Tim Walters

Personal information
- Full name: Timothy Walters
- Date of birth: July 29, 1958 (age 68)
- Place of birth: St. Louis, Missouri, United States
- Height: 5 ft 7 in (1.70 m)
- Position: Forward

College career
- Years: Team / Apps / (Gls)
- 1976–1979: Indiana Hoosiers

Senior career*
- Years: Team / Apps / (Gls)
- 1980–1982: Denver Avalanche (indoor) / 78 / (63)
- 1982–1985: St. Louis Steamers (indoor) / 122 / (57)
- 1985–1986: Wichita Wings (indoor) / 48 / (10)
- 1986–1987: Tampa Bay Rowdies (indoor)
- 1992–1993: St. Louis Ambush (indoor) / 33 / (12)

Managerial career
- 1996–1998: St. Louis Ambush (assistant)

= Tim Walters =

American soccer player

Timothy Walters is a retired American soccer player. He played professionally in the Western Soccer Alliance and Major Indoor Soccer League.

==Player==
Walters attended Indiana University where he played for the men's soccer team from 1976 to 1979. In 1980, he turned professional with the Denver Avalanche of the Major Indoor Soccer League.
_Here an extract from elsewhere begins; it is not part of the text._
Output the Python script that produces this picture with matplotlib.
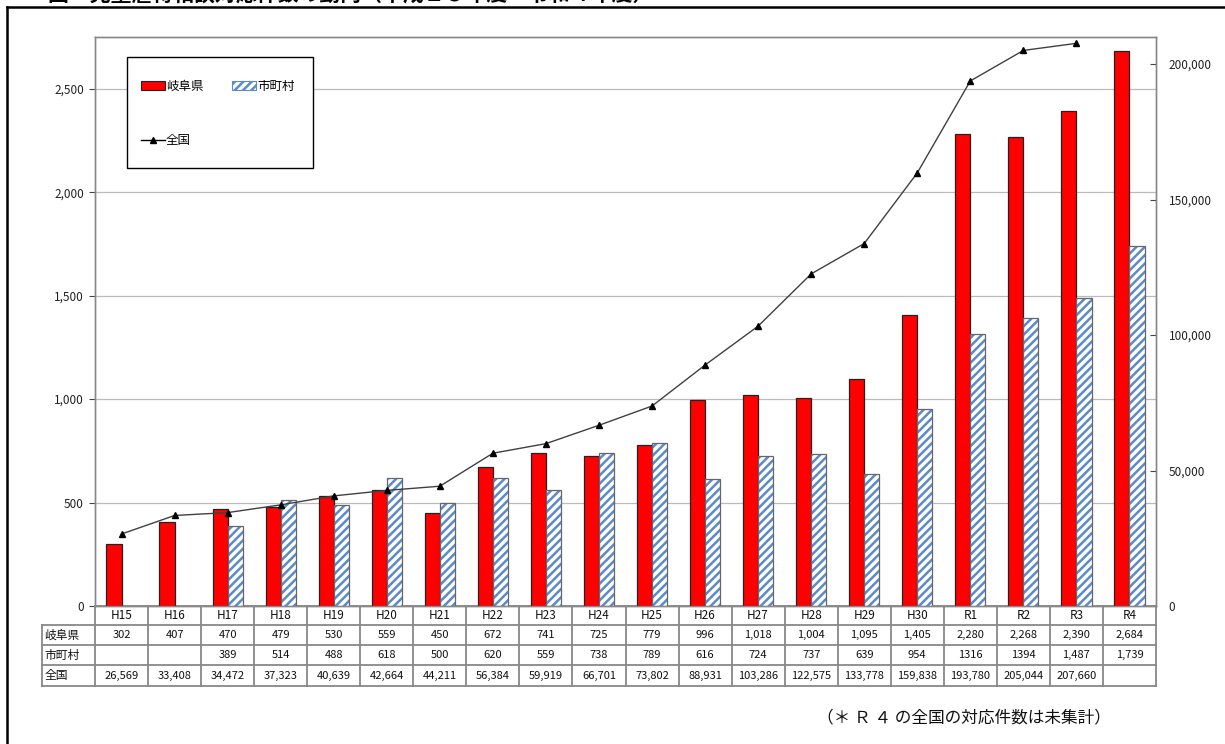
import matplotlib
matplotlib.use("Agg")
import matplotlib.pyplot as plt
from matplotlib.patches import Patch, Rectangle
from matplotlib.lines import Line2D
import numpy as np

plt.rcParams['font.family'] = ['Noto Sans CJK JP', 'DejaVu Sans']
plt.rcParams['hatch.linewidth'] = 1.8

# ---- data ----
years = ['H15', 'H16', 'H17', 'H18', 'H19', 'H20', 'H21', 'H22', 'H23', 'H24',
         'H25', 'H26', 'H27', 'H28', 'H29', 'H30', 'R1', 'R2', 'R3', 'R4']
gifu = [302, 407, 470, 479, 530, 559, 450, 672, 741, 725,
        779, 996, 1018, 1004, 1095, 1405, 2280, 2268, 2390, 2684]
city = [np.nan, np.nan, 389, 514, 488, 618, 500, 620, 559, 738,
        789, 616, 724, 737, 639, 954, 1316, 1394, 1487, 1739]
national = [26569, 33408, 34472, 37323, 40639, 42664, 44211, 56384, 59919, 66701,
            73802, 88931, 103286, 122575, 133778, 159838, 193780, 205044, 207660, np.nan]

# table text as printed in the source
gifu_labels = ['302', '407', '470', '479', '530', '559', '450', '672', '741', '725',
               '779', '996', '1,018', '1,004', '1,095', '1,405', '2,280', '2,268', '2,390', '2,684']
city_labels = ['', '', '389', '514', '488', '618', '500', '620', '559', '738',
               '789', '616', '724', '737', '639', '954', '1316', '1394', '1,487', '1,739']
national_labels = ['26,569', '33,408', '34,472', '37,323', '40,639', '42,664', '44,211', '56,384',
                   '59,919', '66,701', '73,802', '88,931', '103,286', '122,575', '133,778',
                   '159,838', '193,780', '205,044', '207,660', '']

W, H = 1225, 744
fig = plt.figure(figsize=(W / 100, H / 100), dpi=100)
fig.patch.set_facecolor('white')

def fx(p):
    return p / W

def fy(p):
    return 1 - p / H

# outer frame (runs off the right / bottom edges)
fig.add_artist(Line2D([fx(7), fx(7)], [fy(7), fy(760)], color='black', lw=1.8))
fig.add_artist(Line2D([fx(7), fx(1240)], [fy(7), fy(7)], color='black', lw=1.8))

# title, cut off at the top like in the source
fig.text(fx(48), fy(1), '図　児童虐待相談対応件数の動向（平成１５年度～令和４年度）',
         ha='left', va='baseline', fontsize=15, fontweight='bold')

# ---- axes ----
L, R, T, B = 95, 1156, 37, 606
ax = fig.add_axes([fx(L), fy(B), fx(R - L), (B - T) / H])
ax2 = ax.twinx()

x = np.arange(len(years))
bw = 0.285
ax.bar(x - bw / 2, gifu, bw, color='#FF0000', edgecolor='#222222', lw=0.9, zorder=3)
ax.bar(x + bw / 2, city, bw, color='white', edgecolor='#5B8BC9', hatch='////', lw=0, zorder=3)
ax.bar(x + bw / 2, city, bw, color='none', edgecolor='#666666', lw=0.9, zorder=4)

ax2.plot(x, national, color='#404040', lw=1.0, marker='^', markersize=5,
         markerfacecolor='black', markeredgecolor='black', zorder=5)

ax.set_xlim(-0.5, len(years) - 0.5)
ax.set_ylim(0, 2750)
ax2.set_ylim(0, 210000)
ax.set_yticks([0, 500, 1000, 1500, 2000, 2500])
ax.set_yticklabels(['0', '500', '1,000', '1,500', '2,000', '2,500'])
ax2.set_yticks([0, 50000, 100000, 150000, 200000])
ax2.set_yticklabels(['0', '50,000', '100,000', '150,000', '200,000'])
ax.set_xticks([])
ax.grid(axis='y', color='#BBBBBB', lw=0.9, zorder=0)
ax.set_axisbelow(True)

ax.tick_params(axis='y', labelsize=8.5, length=4, color='#444444', labelcolor='#222222', pad=4)
ax2.tick_params(axis='y', labelsize=8.5, length=4, direction='in', color='#444444',
                labelcolor='#222222', pad=9)
for a in (ax, ax2):
    for s in a.spines.values():
        s.set_color('#888888')
        s.set_linewidth(1.0)

# ---- legend: frame drawn by hand, entries via legend() ----
fig.add_artist(Rectangle((fx(127), fy(168)), fx(313 - 127), (168 - 57) / H,
                         facecolor='white', edgecolor='black', lw=1.0, zorder=9))
handles = [Patch(facecolor='#FF0000', edgecolor='#222222', lw=0.8),
           Line2D([], [], color='black', lw=1.0, marker='^', markersize=5),
           Patch(facecolor='white', edgecolor='#5B8BC9', hatch='////', lw=0.8)]
labels = ['岐阜県', '全国', '市町村']
leg = fig.legend(handles, labels, ncol=2, loc='upper left',
                 bbox_to_anchor=(fx(141), fy(80)),
                 fontsize=9, frameon=False, labelspacing=3.3, columnspacing=2.3,
                 handlelength=1.9, handletextpad=0.1, borderpad=0, borderaxespad=0)
leg.set_zorder(10)

# ---- data table under the chart ----
rows = [606, 625, 645, 665, 686]
ha_ = (B - T)
def ay(p):
    return -(p - B) / ha_

n = len(years)
line_kw = dict(color='#888888', lw=1.3, transform=ax.transAxes, clip_on=False)
ax.add_line(Line2D([0, 1], [ay(rows[0]), ay(rows[0])], **line_kw))
lab_left = (42 - L) / (R - L)
for p in rows[1:]:
    ax.add_line(Line2D([lab_left, 1], [ay(p), ay(p)], **line_kw))
for i in range(n + 1):
    xa = i / n
    ax.add_line(Line2D([xa, xa], [ay(rows[0]), ay(rows[-1])], **line_kw))
ax.add_line(Line2D([lab_left, lab_left], [ay(rows[1]), ay(rows[-1])], **line_kw))

row_texts = [years, gifu_labels, city_labels, national_labels]
row_names = [None, '岐阜県', '市町村', '全国']
for r, texts in enumerate(row_texts):
    yc = ay((rows[r] + rows[r + 1]) / 2)
    fs = 8.5 if r == 0 else 8
    for i, t in enumerate(texts):
        ax.text((i + 0.5) / n, yc, t, transform=ax.transAxes, ha='center', va='center',
                fontsize=fs, color='#111111')
    if row_names[r]:
        ax.text(lab_left + 0.002, yc, row_names[r], transform=ax.transAxes,
                ha='left', va='center', fontsize=8.5, color='#111111')

fig.text(fx(1111), fy(718), '（＊ Ｒ ４ の全国の対応件数は未集計）', ha='right', va='center',
         fontsize=12, color='#111111')

fig.savefig('out.png', dpi=100, facecolor='white')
In 1982, he moved to the St. Louis Steamers where he played three seasons. In 1985, he moved to the Wichita Wings. On September 16, 1986, Walters signed with the Tampa Bay Rowdies for their single season in the American Indoor Soccer Association. Walters finished his career with the St. Louis Ambush during the 1992–1993 National Professional Soccer League.

==Coach==
Walters coached the boys' and girls' soccer teams at Lafayette High School. In 2008, he received the Jimmy Dunn Memorial High School Coach of the Year Award. In addition to coaching high school soccer, Walters served as an assistant coach with the St. Louis Ambush for two seasons (1996–1998). In September 2001, Walters became an assistant coach with the St. Louis Steamers.